14.3 Notification. The Secretary shall notify all member teams and the Board of Directors of proposed amendments or changes in writing at least 14 days prior to the meeting.

ARTICLE 15: APPEALS

15.1 Scope. Any member team or individual shall have the right to appeal to the Board of Directors any final decision of the Judiciary Commissioner, Board of Directors, or Judicial Committee appointed by the Judiciary Commissioner to resolve a dispute or hear a disciplinary, or other matter. Any decision made by the Judiciary Commissioner, the Judicial Committee, or the Board of Directors, including any associated suspension or other punishment, shall remain in effect during the pendency of the appeal.

15.2 Procedure. An appeal must be made in writing (briefly describing the matter and the basis of the appeal), directed to the President and Judiciary Commissioner of the Board of Directors. The appeal must be received by the President and Judiciary Commissioner within ten (10) days of receipt by the appellant of written notification of the decision which is being appealed accompanied by the appropriate fee as stated in Rule 9 of the current NUWS Rules. The complete appeal process is stated clearly in its entirety in Rule 9 of the current NUWS Rules.

15.3 Hearing an Appeal.

  1. If the procedures set forth in Section 15.2 and Rule 9 of the current NUWS Rules have been followed, the appeal shall be heard at the next meeting of the Board of Directors. There shall be no obligation to call a special meeting of the Board of Directors for this purpose. Subject to the rules of proceeding established by the Board of Directors, the appellant may present written or oral testimony about the decision being appealed, as may the appellee. The hearing shall be informal and the rules of evidence shall not be followed, and the proceedings shall not be recorded unless the Board of Directors so determines.
  2. If the Board of Directors deems it necessary, a special meeting may be called to hear an appeal.

15.4 Decision. The Board of Directors shall decide the appeal by majority vote and shall notify the appellant and the appellee of the decision in writing within a reasonable time thereafter.

15.5 Further Appeals. Following the decision of the Board of Directors, the losing party may appeal the decision in the manner provided in the rules and procedures of OASA and USSF.

15.6 Exclusive Remedy. No member team, individual, or other entity may invoke the aid of the courts of any state or the United States without first exhausting all available remedies within the League, the OASA, and the USSF. For violating the preceding sentence, the offending party shall be liable to the League and its Directors and Officers for all expenses incurred in defending each court action, including but not limited to (a) court costs, (b) reasonable attorney fees at trial or on appeal, (c) reasonable compensation for time spent by the League Directors, Officers and employees in responding to and defending against allegations in the action, including responses to discovery requests and court appearances, and (d) reasonable travel expenses.

ARTICLE 16: NOTICE

16.1 Written Notice. Notice shall be in writing unless oral notice is specifically permitted under the circumstances by the Articles of Incorporation or these Bylaws.

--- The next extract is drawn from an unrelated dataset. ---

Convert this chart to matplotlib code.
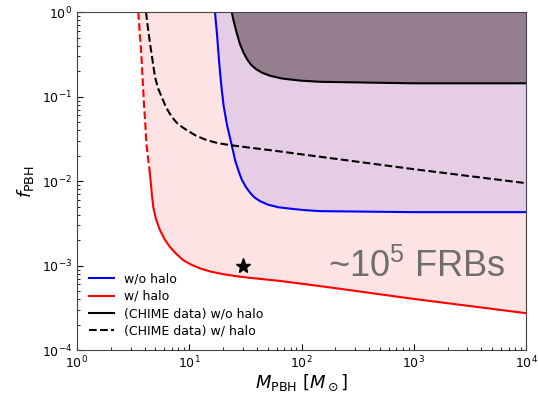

16.2 Methods of Notice. Notice may be communicated in person, by telephone, or other form of wire or wireless communication or by mail or private carrier.

16.3 When Notice Effective.

    1. Oral notice is effective when communicated if communicated in a comprehensible manner.
    2. Written notice, if in a comprehensible form, is effective at the earliest of the following:
    3. When received;
    1. Five (5) days after its postmark, if mailed by United States mail correctly addressed and with first class postage affixed; or the date the email was sent (proof of return receipt required); or
    2. On the date shown on the return receipt, if sent by registered or certified mail, return receipt requested, and the receipt is signed by or on behalf of the addressee.